* [Exercise objective]: Leave the pictures out and retype the lines from the beginning through the line with "from matplotlib.ticker import", both ends included.

* [Dataset excerpt]:
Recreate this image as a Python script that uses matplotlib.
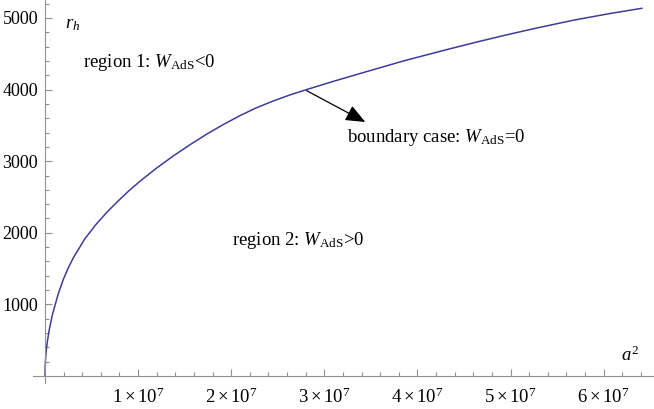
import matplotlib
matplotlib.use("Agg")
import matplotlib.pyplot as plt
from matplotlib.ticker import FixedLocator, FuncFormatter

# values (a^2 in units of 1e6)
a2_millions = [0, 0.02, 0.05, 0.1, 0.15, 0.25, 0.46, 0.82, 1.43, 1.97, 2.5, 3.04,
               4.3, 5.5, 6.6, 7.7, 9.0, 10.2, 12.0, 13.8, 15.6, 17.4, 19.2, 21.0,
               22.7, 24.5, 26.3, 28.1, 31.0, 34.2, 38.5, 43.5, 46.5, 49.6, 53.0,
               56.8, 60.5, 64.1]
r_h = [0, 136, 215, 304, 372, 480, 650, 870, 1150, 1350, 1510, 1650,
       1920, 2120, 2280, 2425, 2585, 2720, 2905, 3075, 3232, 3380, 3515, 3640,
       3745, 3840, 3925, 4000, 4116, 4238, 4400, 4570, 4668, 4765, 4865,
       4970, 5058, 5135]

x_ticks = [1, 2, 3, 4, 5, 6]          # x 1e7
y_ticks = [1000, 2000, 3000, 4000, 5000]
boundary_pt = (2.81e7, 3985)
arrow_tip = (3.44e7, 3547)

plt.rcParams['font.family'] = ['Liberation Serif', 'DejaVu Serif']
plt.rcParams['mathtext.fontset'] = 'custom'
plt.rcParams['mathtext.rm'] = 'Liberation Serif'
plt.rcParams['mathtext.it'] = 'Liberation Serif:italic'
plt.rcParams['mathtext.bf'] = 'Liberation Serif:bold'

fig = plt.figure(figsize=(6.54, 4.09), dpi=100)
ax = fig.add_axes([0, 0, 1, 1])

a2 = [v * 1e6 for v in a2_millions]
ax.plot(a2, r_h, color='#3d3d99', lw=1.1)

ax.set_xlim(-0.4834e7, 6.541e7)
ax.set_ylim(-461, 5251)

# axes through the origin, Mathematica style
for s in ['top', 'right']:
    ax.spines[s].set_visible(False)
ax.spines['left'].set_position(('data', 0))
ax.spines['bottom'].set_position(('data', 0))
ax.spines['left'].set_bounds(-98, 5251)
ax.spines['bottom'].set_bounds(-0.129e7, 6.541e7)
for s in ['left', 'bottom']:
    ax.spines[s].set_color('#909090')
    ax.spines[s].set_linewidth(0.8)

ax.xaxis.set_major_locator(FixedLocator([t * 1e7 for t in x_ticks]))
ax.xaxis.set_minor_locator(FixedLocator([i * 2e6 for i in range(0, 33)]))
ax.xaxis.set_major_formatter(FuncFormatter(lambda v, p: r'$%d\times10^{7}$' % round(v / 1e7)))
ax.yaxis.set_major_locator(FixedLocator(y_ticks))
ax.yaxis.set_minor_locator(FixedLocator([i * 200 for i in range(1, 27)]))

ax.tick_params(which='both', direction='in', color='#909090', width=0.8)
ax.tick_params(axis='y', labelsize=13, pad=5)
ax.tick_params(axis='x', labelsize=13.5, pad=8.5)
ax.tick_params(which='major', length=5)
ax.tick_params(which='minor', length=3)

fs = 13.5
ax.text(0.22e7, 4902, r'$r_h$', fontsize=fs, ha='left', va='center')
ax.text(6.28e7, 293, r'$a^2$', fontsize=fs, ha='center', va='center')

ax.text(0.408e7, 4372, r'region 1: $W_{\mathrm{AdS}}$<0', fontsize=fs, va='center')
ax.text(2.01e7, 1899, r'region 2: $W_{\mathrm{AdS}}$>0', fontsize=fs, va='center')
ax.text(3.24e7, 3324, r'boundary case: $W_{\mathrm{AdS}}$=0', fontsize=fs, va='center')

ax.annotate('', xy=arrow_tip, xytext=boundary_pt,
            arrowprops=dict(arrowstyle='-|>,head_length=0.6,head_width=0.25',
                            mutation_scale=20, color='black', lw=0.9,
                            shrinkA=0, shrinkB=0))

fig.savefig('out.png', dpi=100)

* [The solution]:
Recreate this image as a Python script that uses matplotlib.
import matplotlib
matplotlib.use("Agg")
import matplotlib.pyplot as plt
from matplotlib.ticker import FixedLocator, FuncFormatter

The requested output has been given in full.